Thanks to its variety, Verbier has also recently hosted many exciting events, like Xtreme Verbier (the Freeride World Tour finals), the stamina-testing Zermatt-start ski touring race, Patrouille des Glaciers, and the Verbier High Five, a fun toss-up allowing amateurs to compete downhill against world pros.
A Perfect Stay
Exclusive chalets catering to the upscale ski set are hidden throughout Verbier, and the town is popular with a wide range of clientele, so I was happy to find plenty of cafes, bars, restaurants and lounges that are within reach of the “every-man or woman skier”. The T-Bar is a favourite nightlife spot, with live music and good food at reasonable prices all day long. Casbah, meanwhile, keeps the younger crowds moving with plenty of dancefloor favourites.
Personally, I was drawn to Le Rouge (at the base of Le Rouge Piste), for its fantastic off-terrace views during daylight gatherings and its adaptable, sound-insulating glass shield to watch the snowfall from comfy sofas. As invariably happens when meeting new friends and talking into the wee hours, we often ended up at a late-night spot like Crok No Name Bar, just above Place Central, open until 1.30 am and run by a sweet local woman, Marie-Claire. It is not a low-price gathering spot, but it’s a very mellow place to be when you want to party late.
Be sure to check out Farinet Apres Ski bar in the Farinet Hotel. Live bands fill the roomy spot, which features a massive sliding roof, not to be missed on starry nights. I managed to make my way through most of the long list of shots on offer, not that I could tell you which ones they were the next morning. Oh, and be sure to hit Farm Club one night, a long time draw here for celebrities and those with the money to buy celebrity-priced drinks.
Life without Skis
Winter trekking on snowshoes can keep you busy in Verbier if you’re not a skier, and trails abound. I even took in a yoga class at Wholey Cow in the town’s centre; they offer Hatha, Vinyasa and Ashtanga yoga classes, as well as spinning classes. You can take French language classes at Verbier Language School, or stay less tongue-tied by joining Happy Hour at The Pub – ask directions, and someone will tell you where to buy a drink. I made quite a few best friends there.

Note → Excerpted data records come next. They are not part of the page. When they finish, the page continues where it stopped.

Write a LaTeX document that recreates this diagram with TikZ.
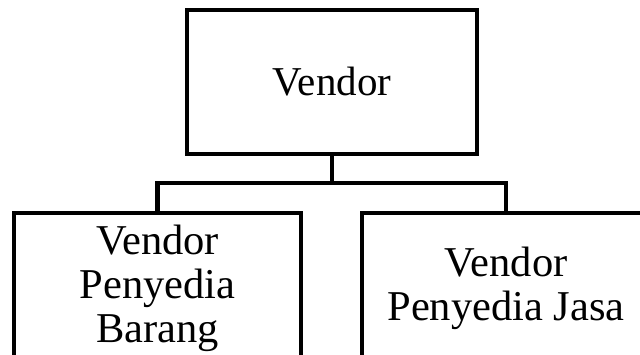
\documentclass[tikz,border=0pt]{standalone}
\usepackage{fontspec}
\setmainfont{Liberation Serif}
% centred lines of text, lowered by #1 without changing the box size
\newcommand{\boxlines}[2][0pt]{\raisebox{#1}[\height][\depth]{\begin{tabular}{@{}c@{}}#2\end{tabular}}}
\begin{document}
\begin{tikzpicture}[x=1pt,y=-1pt,
  orgbox/.style={draw=black, line width=4.4pt, rectangle, inner sep=0pt,
    align=center, minimum height=144pt},
  topfont/.style={font=\fontsize{41}{44}\selectfont},
  childfont/.style={font=\fontsize{42.5}{44}\selectfont},
  link/.style={draw=black, line width=4.4pt}]
  \useasboundingbox (0,0) rectangle (640,355);
  \clip (0,0) rectangle (640,355);
  % parent unit
  \node[orgbox, topfont, minimum width=290pt] (vendor) at (332,82) {Vendor};
  % child units (their lower edges sit on the page edge)
  \node[orgbox, childfont, minimum width=287pt] (barang) at (157.5,285)
    {\boxlines[-5pt]{Vendor\\Penyedia\\Barang}};
  \node[orgbox, childfont, minimum width=288pt] (jasa) at (506,285)
    {\boxlines[-5pt]{Vendor\\Penyedia Jasa}};
  % tree connectors
  \coordinate (bus) at (332,183);
  \draw[link] (vendor.south) -- (bus);
  \draw[link] (barang.north) |- (bus) -| (jasa.north);
\end{tikzpicture}
\end{document}
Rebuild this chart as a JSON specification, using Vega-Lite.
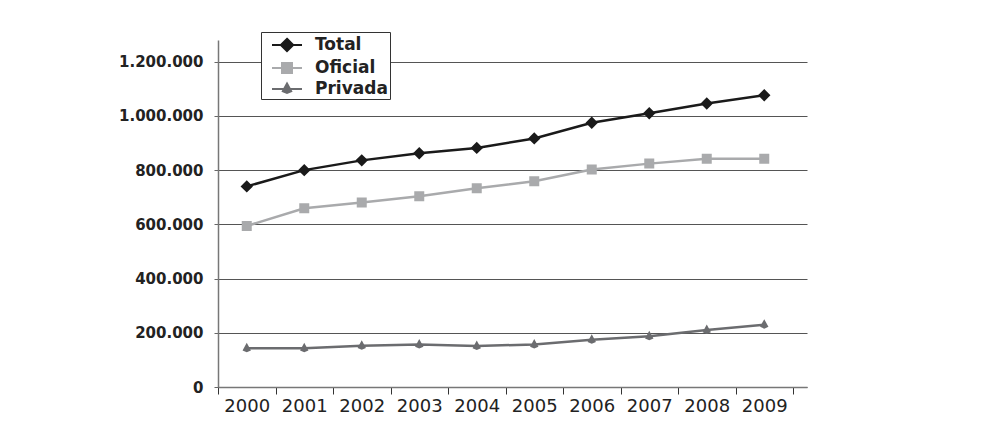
{
  "$schema": "https://vega.github.io/schema/vega-lite/v6.json",
  "autosize": "none",
  "width": 589,
  "height": 347,
  "padding": {"left": 218, "top": 40, "right": 183, "bottom": 41},
  "background": "white",
  "data": {
    "values": [
      {"year": "2000", "serie": "Total", "valor": 740000},
      {"year": "2001", "serie": "Total", "valor": 800000},
      {"year": "2002", "serie": "Total", "valor": 836000},
      {"year": "2003", "serie": "Total", "valor": 862000},
      {"year": "2004", "serie": "Total", "valor": 882000},
      {"year": "2005", "serie": "Total", "valor": 917000},
      {"year": "2006", "serie": "Total", "valor": 975000},
      {"year": "2007", "serie": "Total", "valor": 1010000},
      {"year": "2008", "serie": "Total", "valor": 1046000},
      {"year": "2009", "serie": "Total", "valor": 1076000},
      {"year": "2000", "serie": "Oficial", "valor": 594000},
      {"year": "2001", "serie": "Oficial", "valor": 659000},
      {"year": "2002", "serie": "Oficial", "valor": 681000},
      {"year": "2003", "serie": "Oficial", "valor": 704000},
      {"year": "2004", "serie": "Oficial", "valor": 733000},
      {"year": "2005", "serie": "Oficial", "valor": 759000},
      {"year": "2006", "serie": "Oficial", "valor": 802000},
      {"year": "2007", "serie": "Oficial", "valor": 824000},
      {"year": "2008", "serie": "Oficial", "valor": 842000},
      {"year": "2009", "serie": "Oficial", "valor": 842000},
      {"year": "2000", "serie": "Privada", "valor": 143000},
      {"year": "2001", "serie": "Privada", "valor": 143000},
      {"year": "2002", "serie": "Privada", "valor": 152000},
      {"year": "2003", "serie": "Privada", "valor": 157000},
      {"year": "2004", "serie": "Privada", "valor": 151000},
      {"year": "2005", "serie": "Privada", "valor": 157000},
      {"year": "2006", "serie": "Privada", "valor": 174000},
      {"year": "2007", "serie": "Privada", "valor": 187000},
      {"year": "2008", "serie": "Privada", "valor": 210000},
      {"year": "2009", "serie": "Privada", "valor": 230000}
    ]
  },
  "encoding": {
    "x": {
      "field": "year",
      "type": "ordinal",
      "scale": {"paddingInner": 0, "paddingOuter": 0.1217, "align": 0},
      "axis": {
        "title": null,
        "labelAngle": 0,
        "tickBand": "extent",
        "labelFont": "DejaVu Sans",
        "labelFontSize": 18,
        "labelColor": "#222222",
        "labelPadding": 3,
        "tickSize": 7,
        "tickColor": "#333333",
        "domainColor": "#777777",
        "domainWidth": 1.5,
        "grid": false
      }
    },
    "y": {
      "field": "valor",
      "type": "quantitative",
      "scale": {"domain": [0, 1280000], "nice": false},
      "axis": {
        "title": null,
        "values": [0, 200000, 400000, 600000, 800000, 1000000, 1200000],
        "format": ",d",
        "labelFont": "DejaVu Sans",
        "labelFontWeight": "bold",
        "labelFontSize": 15,
        "labelColor": "#222222",
        "labelPadding": 11,
        "tickSize": 4,
        "tickColor": "#666666",
        "domainColor": "#777777",
        "domainWidth": 1.5,
        "grid": true,
        "gridColor": "#555555",
        "gridWidth": 1
      }
    },
    "color": {
      "field": "serie",
      "type": "nominal",
      "sort": ["Total", "Oficial", "Privada"],
      "scale": {"domain": ["Total", "Oficial", "Privada"], "range": ["#1a1a1a", "#a9aaac", "#6b6c6f"]},
      "legend": {
        "title": null,
        "orient": "none",
        "legendX": 43,
        "legendY": -8,
        "direction": "vertical",
        "fillColor": "white",
        "strokeColor": "#333333",
        "padding": 2,
        "rowPadding": 1,
        "symbolSize": 400,
        "symbolOffset": 13,
        "symbolStrokeWidth": 2,
        "labelFont": "DejaVu Sans",
        "labelFontWeight": "bold",
        "labelFontSize": 17,
        "labelColor": "#222222",
        "labelOffset": 17
      }
    }
  },
  "layer": [
    {
      "mark": {"type": "line", "strokeWidth": 2.5}
    },
    {
      "mark": {"type": "point", "filled": true, "opacity": 1, "size": 400},
      "encoding": {
        "shape": {
          "field": "serie",
          "type": "nominal",
          "scale": {
            "domain": ["Total", "Oficial", "Privada"],
            "range": [
              "M-1.5,0H1.5M0,-0.62L0.62,0L0,0.62L-0.62,0Z",
              "M-1.5,0H1.5M-0.5,-0.5H0.5V0.5H-0.5Z",
              "M-1.5,0H1.5M0,-0.55L0.42,0.22L0,0.4L-0.42,0.22Z"
            ]
          },
          "legend": null
        }
      }
    }
  ],
  "config": {
    "locale": {
      "number": {"decimal": ",", "thousands": ".", "grouping": [3], "currency": ["", ""]}
    },
    "view": {"stroke": null}
  }
}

If you come late in the season, the April 27th party at the bottom of the Chaux Piste is a big one, with drinks, food and music to keep everyone in the groove. Another groove to join is the waterslide, which is always a late season draw in the top ski areas – “slush cup” ski-in’s are common at many slopes around the resort.
Verbier is definitely the place to go for snow in Europe, a combination of abundant snowfall and sunshine add to the pleasure, and allow you to make late- or early-season bookings. Any time you go, you’re sure to have a blast – of snow, skiing and seriously fun times.
With so much on offer in Le Verbier it’s wise to arrive with a few insider tips up your sleeve to make the most of the attractions and entertainment on offer. Here are a few suggestions from regular visitors.
- A little known secret is that one lift connects to the epicentre of skiing in the Bruson ski area. Even better, two joined gondola rides will soon make the trip even easier.
- Also new to Verbier is an enterprisingly crafted complex at the base of the main Medran gondola. New shops are being added all the time so you can jump off the lift and be shopping after only a 10-minute walk.
- The beginners’ sections at Verbier are quite disconnected from the larger area and its many slopes but if you can master the lower, tamer areas quickly, the harder slopes will offer you plenty of thrills.
- Key techniques include learning how to stop quickly – steepness prevails in this region, and drop-offs can hurt (or worse) in off-piste ski regions.
- Take the free shuttle bus, on regular runs, that connects the Medran gondola to the less major ski slopes and areas. It will save some wandering amongst the chalets and streets.